The Bog Of Names, the Pin Of Quib… are these things of your invention, or did you discover reference to elsewhere?
Well, with all those things, it’s maybe a bit foggy, there’s not always a yes or no answer. As with the last album, where I might mention that I cut my hand really badly [on “The Vile Stuff”]… what happened in my life was more of a graze. But I do know somebody who has cut their hand badly. It’s OK to… not exaggerate, but to magnify. You’re just looking at it more closely.
Your music is full of English signifiers, so it’s interesting that one of the influences on your music you can really hear on Peasant is qawwali…

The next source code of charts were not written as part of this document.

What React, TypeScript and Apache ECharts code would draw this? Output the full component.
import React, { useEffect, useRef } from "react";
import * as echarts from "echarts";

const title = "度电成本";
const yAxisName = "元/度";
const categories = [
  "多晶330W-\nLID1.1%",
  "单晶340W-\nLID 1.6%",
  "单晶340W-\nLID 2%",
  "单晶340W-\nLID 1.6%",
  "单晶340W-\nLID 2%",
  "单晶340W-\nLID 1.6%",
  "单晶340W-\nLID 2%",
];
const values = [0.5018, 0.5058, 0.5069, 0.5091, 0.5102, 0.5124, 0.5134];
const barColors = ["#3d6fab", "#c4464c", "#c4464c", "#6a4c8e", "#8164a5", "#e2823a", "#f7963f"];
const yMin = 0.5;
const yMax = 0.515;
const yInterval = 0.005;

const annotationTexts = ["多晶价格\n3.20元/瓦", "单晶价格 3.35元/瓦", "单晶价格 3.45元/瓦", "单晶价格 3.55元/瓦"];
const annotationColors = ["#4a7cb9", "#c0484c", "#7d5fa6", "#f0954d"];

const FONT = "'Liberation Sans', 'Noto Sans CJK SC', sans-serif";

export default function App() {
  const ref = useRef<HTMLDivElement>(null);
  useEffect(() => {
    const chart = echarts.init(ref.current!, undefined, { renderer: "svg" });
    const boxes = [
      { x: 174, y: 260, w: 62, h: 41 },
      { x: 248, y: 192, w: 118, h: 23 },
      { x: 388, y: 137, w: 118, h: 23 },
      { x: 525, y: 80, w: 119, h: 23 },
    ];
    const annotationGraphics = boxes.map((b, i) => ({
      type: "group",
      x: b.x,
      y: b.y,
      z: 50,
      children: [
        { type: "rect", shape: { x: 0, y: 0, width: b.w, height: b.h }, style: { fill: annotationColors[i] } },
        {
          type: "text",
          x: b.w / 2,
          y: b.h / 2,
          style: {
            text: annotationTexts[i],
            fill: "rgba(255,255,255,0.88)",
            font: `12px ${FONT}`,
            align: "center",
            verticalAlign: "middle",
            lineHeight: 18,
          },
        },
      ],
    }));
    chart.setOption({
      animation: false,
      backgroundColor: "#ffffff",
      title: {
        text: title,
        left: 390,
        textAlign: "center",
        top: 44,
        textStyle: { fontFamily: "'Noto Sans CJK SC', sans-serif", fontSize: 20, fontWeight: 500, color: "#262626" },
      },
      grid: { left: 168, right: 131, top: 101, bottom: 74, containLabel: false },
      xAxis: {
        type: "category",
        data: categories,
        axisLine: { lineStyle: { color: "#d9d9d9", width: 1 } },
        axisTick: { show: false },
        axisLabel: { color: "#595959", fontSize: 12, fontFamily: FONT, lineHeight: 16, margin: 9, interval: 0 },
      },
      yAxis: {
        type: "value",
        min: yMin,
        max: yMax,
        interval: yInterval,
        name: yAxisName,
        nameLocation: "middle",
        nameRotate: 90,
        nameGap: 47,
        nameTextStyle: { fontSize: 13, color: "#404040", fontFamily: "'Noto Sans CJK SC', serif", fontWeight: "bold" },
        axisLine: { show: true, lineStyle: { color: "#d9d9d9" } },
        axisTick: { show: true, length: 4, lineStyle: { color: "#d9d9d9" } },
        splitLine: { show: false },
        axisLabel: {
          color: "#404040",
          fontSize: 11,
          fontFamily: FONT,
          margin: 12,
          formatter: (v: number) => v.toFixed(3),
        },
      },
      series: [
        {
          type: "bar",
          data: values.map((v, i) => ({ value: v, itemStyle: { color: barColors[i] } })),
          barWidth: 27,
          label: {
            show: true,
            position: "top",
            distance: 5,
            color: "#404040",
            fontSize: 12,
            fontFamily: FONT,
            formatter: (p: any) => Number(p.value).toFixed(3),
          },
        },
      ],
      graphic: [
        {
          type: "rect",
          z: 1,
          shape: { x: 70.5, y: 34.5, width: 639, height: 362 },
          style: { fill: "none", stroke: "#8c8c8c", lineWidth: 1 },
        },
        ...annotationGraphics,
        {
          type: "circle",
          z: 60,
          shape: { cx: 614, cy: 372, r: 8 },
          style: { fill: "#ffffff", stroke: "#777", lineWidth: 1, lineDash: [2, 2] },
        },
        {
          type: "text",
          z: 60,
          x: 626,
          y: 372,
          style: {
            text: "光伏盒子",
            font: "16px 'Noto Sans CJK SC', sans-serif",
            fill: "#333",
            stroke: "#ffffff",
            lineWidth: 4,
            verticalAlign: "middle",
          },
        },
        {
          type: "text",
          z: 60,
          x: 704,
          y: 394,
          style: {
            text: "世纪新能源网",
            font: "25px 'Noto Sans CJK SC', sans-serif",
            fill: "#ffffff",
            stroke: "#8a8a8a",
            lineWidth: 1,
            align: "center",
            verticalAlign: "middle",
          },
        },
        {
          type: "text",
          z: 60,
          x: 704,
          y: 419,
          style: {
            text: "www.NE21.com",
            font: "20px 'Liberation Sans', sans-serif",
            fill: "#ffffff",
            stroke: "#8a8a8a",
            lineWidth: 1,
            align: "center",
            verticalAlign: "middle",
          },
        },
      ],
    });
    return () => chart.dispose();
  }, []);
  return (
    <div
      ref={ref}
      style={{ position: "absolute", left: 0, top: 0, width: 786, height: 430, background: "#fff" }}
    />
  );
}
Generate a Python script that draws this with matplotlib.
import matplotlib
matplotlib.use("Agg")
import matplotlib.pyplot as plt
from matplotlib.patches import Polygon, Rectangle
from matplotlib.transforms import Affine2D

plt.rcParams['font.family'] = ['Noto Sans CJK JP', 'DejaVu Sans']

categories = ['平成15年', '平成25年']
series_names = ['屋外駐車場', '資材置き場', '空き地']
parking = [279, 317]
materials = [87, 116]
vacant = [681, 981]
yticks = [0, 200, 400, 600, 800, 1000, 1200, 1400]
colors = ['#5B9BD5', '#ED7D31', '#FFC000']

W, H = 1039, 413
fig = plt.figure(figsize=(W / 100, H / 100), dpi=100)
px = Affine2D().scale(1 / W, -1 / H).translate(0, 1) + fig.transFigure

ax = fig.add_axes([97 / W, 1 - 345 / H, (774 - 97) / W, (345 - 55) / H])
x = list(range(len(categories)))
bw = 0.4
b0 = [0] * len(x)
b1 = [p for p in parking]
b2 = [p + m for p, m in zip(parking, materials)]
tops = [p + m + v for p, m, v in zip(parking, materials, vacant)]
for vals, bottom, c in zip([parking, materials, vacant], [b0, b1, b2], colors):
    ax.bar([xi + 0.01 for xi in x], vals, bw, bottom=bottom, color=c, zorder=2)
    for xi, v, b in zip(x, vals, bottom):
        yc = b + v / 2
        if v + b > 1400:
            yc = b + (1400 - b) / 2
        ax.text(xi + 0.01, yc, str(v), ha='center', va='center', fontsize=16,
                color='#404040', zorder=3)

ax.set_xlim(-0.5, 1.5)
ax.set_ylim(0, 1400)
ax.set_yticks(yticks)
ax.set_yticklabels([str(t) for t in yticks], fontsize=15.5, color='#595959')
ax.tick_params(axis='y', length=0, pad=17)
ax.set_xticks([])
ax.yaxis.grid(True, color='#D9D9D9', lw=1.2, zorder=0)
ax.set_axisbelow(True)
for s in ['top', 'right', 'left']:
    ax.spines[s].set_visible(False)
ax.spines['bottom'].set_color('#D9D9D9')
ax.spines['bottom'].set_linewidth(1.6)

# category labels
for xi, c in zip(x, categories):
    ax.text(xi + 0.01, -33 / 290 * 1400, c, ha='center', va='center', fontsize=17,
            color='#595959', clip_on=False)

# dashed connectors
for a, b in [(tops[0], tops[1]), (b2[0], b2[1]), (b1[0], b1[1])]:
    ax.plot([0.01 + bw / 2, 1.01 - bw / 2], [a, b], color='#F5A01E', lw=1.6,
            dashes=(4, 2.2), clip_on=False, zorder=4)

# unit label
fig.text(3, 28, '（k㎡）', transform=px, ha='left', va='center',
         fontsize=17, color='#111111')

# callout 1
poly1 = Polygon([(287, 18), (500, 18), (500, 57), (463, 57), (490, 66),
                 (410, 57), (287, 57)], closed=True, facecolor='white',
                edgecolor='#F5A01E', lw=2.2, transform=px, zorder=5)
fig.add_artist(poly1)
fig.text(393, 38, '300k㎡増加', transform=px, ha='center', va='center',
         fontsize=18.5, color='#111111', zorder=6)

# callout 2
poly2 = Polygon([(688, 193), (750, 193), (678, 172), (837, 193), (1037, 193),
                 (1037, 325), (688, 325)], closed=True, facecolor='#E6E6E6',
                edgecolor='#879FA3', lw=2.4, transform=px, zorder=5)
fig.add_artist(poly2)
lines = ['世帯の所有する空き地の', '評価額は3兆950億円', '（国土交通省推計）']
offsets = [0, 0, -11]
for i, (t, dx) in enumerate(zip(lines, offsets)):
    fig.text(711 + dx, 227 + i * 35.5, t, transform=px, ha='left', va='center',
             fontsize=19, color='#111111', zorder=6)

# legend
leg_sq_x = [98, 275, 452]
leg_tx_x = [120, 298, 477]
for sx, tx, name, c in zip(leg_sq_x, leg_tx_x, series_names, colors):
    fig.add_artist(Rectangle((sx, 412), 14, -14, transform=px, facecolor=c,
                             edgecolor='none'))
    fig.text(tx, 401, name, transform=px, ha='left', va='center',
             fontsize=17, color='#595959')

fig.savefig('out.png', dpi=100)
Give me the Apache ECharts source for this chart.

I mention qawwali a lot. I love Nusrat [Fateh Ali Khan]. I love the power and the fire. But whether or not it’s more in there than a bunch of other music… you know when you’re asked what might have influenced something, really hopefully the aim of the game is that there should be hundreds and thousands of different musics in any music. Instead of mentioning any canonised songwriter, it’s more helpful to mention something that is maybe not so prevalent.
Is Peasant an optimistic record?
Maybe… perhaps not. It’s close to being optimistic. You have to be careful, because you don’t want to be grandiose. But on the other hand, the aim of the game… I think there has to be some function or some usefulness. I think this is why the album feels different. I’ve never been so concerned with people hearing my music, but this one I’m really desperate for people to hear. I hope there is some kind of positive spell contained in the whole piece. It feels like it can only come to life if it’s heard by people. I’m not sure it’s an optimistic album. My other records have wound their way back to the beginning, and this one was shaping up that way, but it didn’t feel appropriate, with things being so out of whack. The last song is horrible, really horrible. But there’s always reason for hope.